Some argue that, even with the weakening of Mexico’s agricultural sector in NAFTA’s wake, there is no compelling excuse for illegal immigration to the U.S., citing alternatives available in both countries. However, because of the damage NAFTA has done to other, non-agrarian sectors of the Mexican economy, workers are being left with minimal options. Since 2001, over 850,000 jobs have been lost in the Mexican manufacturing industry, real wages have fallen by 20 percent, and the marginalized informal market has grown to encompass more than half of the Mexican economy, with impoverished earnings being its usual reward. As a result, workers flee Mexico in favor of the U.S., where, through myth or reality, they have come to believe that ample opportunities exist to improve their lives. Their hope is often warranted: the estimated prevailing wage difference between California and the Mexican state of Guanajuato was 13:1 in 2000. In 2005, over $20 billion were sent to Mexico by Mexicans living in the U.S., a 17 percent increase from the previous year, with future increases being justifiably anticipated. Because of this vast disparity in income potential, the demand for passage to the U.S. has radically escalated. According to the Center for Immigration Studies (CIS), the influx of Mexican immigration to the U.S. is a relatively recent phenomenon: in 1970, the Mexican immigrant population in the U.S. was only 800,000, but today that figure has jumped to around 12 million. According to Witness for Peace, the influx is so significant, and the value of the prize—successful immigration with a relatively high minimum wage—is so irresistible, that the cost of an illegal crossing guide has risen from $300 to $2,000 over the last several years.

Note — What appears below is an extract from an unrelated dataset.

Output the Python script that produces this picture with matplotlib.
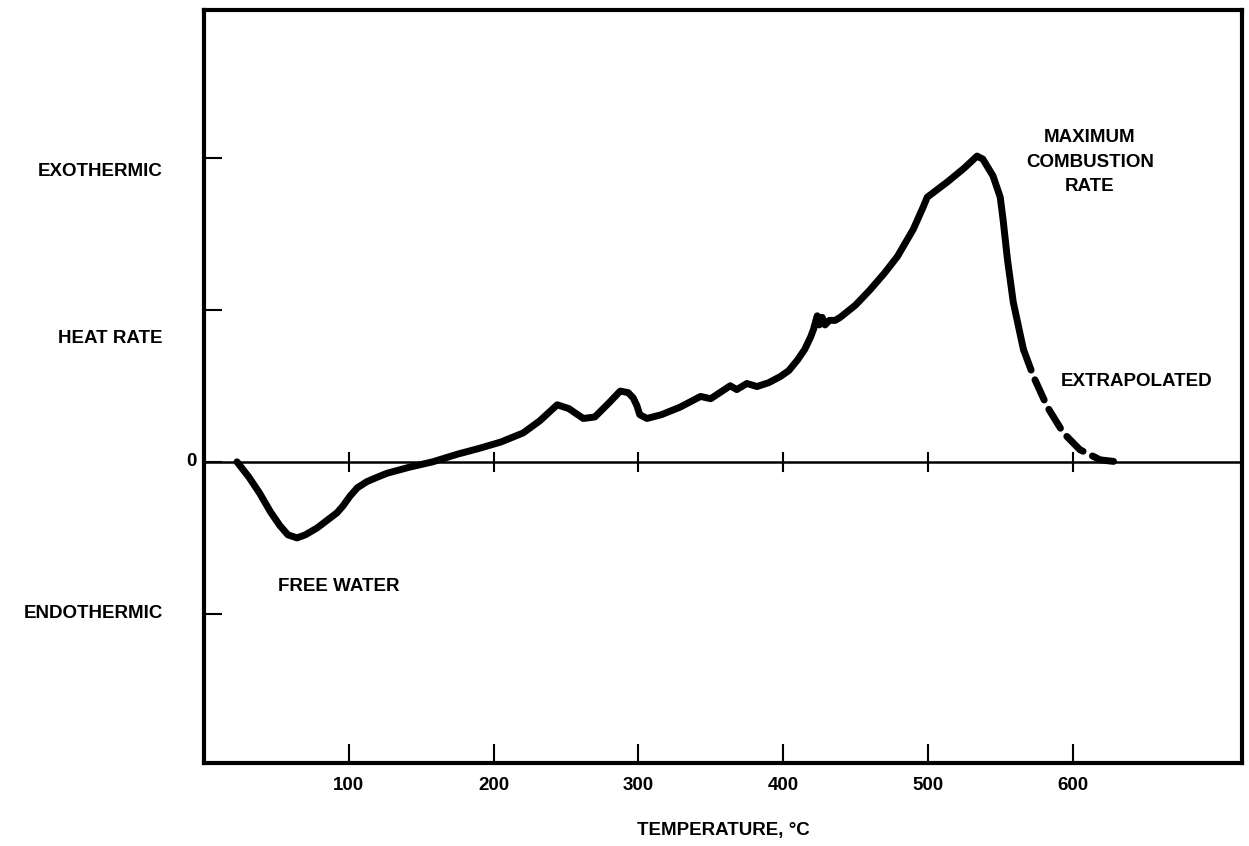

According to the Pew Hispanic Center’s report Rise, Peak, and Decline: Trends in U.S. Immigration 1992-2004, post-NAFTA annual immigration peaked at over 1,500,000 Hispanic migrants per year, with over 650,000 moving here illegally (Figure 1a).

Figure 1a

In 2000, over 530,000 Mexicans immigrated to the U.S. In a COHA interview, Jeffery Rassel, Senior Research Associate at the Center, said that the numbers from the report are “actually a bit low,” revealing that the most recent figures estimate that 80 percent of all immigration from Mexico is illegal. Those choosing to make the illegal trek into the U.S. must endure extreme natural and physical conditions. Deaths are disturbingly common along the U.S.-Mexican border. In 2005, over 460 Mexicans died attempting to cross into the U.S. In 1993, the year prior to NAFTA’s enactment, there were only 205 immigrant deaths. A Witness for Peace study revealed that in 1998, weather-related deaths (hyper- and hypothermia) among immigrants were three times higher than they were in the 1980s.

According to a report by the University of California, Davis’ Department of Agricultural and Resource Economics, Mexican-born persons represented 77 percent of the U.S. farm workforce in 1997-98, a 20 percent spike from a 1990 pre-NAFTA survey of farm workers. Of these laborers, 52 percent were unauthorized, with an overwhelming majority of them hailing from the rural areas of Mexico most impacted by the negative agricultural consequences of NAFTA. Although supporters of NAFTA claimed that the pact would curtail immigration to the U.S. from Mexico by significantly improving the Mexican economy, it is evident that the agricultural sector has experienced the opposite effect, with the UC Davis report stating that, “econometric results suggest that… NAFTA increased the U.S. farm labor supply.”

The Economics of Immigration
Although immigration from Mexico to the U.S., legal and otherwise, is increasing, anti-immigration pundits should not immediately rush to use such findings as an excuse to call for closed borders. The influx of laborers has actually brought with it various economic benefits. According to Steven A. Camarota, Director of Research at the Center for Immigration Studies, since the vast majority of native-born U.S. citizens have completed high school and are employed in higher-skilled occupations, they do not face significant job competition from Mexican immigrants. President Bush’s Council of Economic Advisers reported that immigrants enhance the productivity of native-born workers and increase their earnings by an estimated $37 billion per year. Considering the aforementioned income disparities between Mexican sender states and the U.S., coupled with the economic benefits native-born Americans enjoy as a result of immigration, anecdotally, it actually seems to be a reciprocally beneficial relationship for those directly affected, despite what is often portrayed. This, of course, does not mean that Mexico, as a nation, is more helped than harmed.

Confused Policies
Ultimately, free trade and immigration are not only inextricably linked, but their supporters and opponents are also entangled by incompatible policies. On one hand, conservatives generally support free trade measures and oppose more open immigration policies, which somewhat confounds issues, considering that NAFTA actually has generated immigration on a macro scale due to the agro-economic disaster it caused within Mexico. On the other hand, liberals most often oppose unchecked free trade measures and support open immigration. Ideally, the U.S. would enact policy initiatives that would allow for Mexican farmers to simultaneously thrive in their homeland by strengthening the domestic economy and reduce food costs in the U.S. through the application of far-sighted trade pacts, stimulating both economies. In the meantime, U.S. officials would be wise to judiciously treat the incoming immigrant population and the assets and liabilities it brings for the well being of this country, Mexico, and the entire region.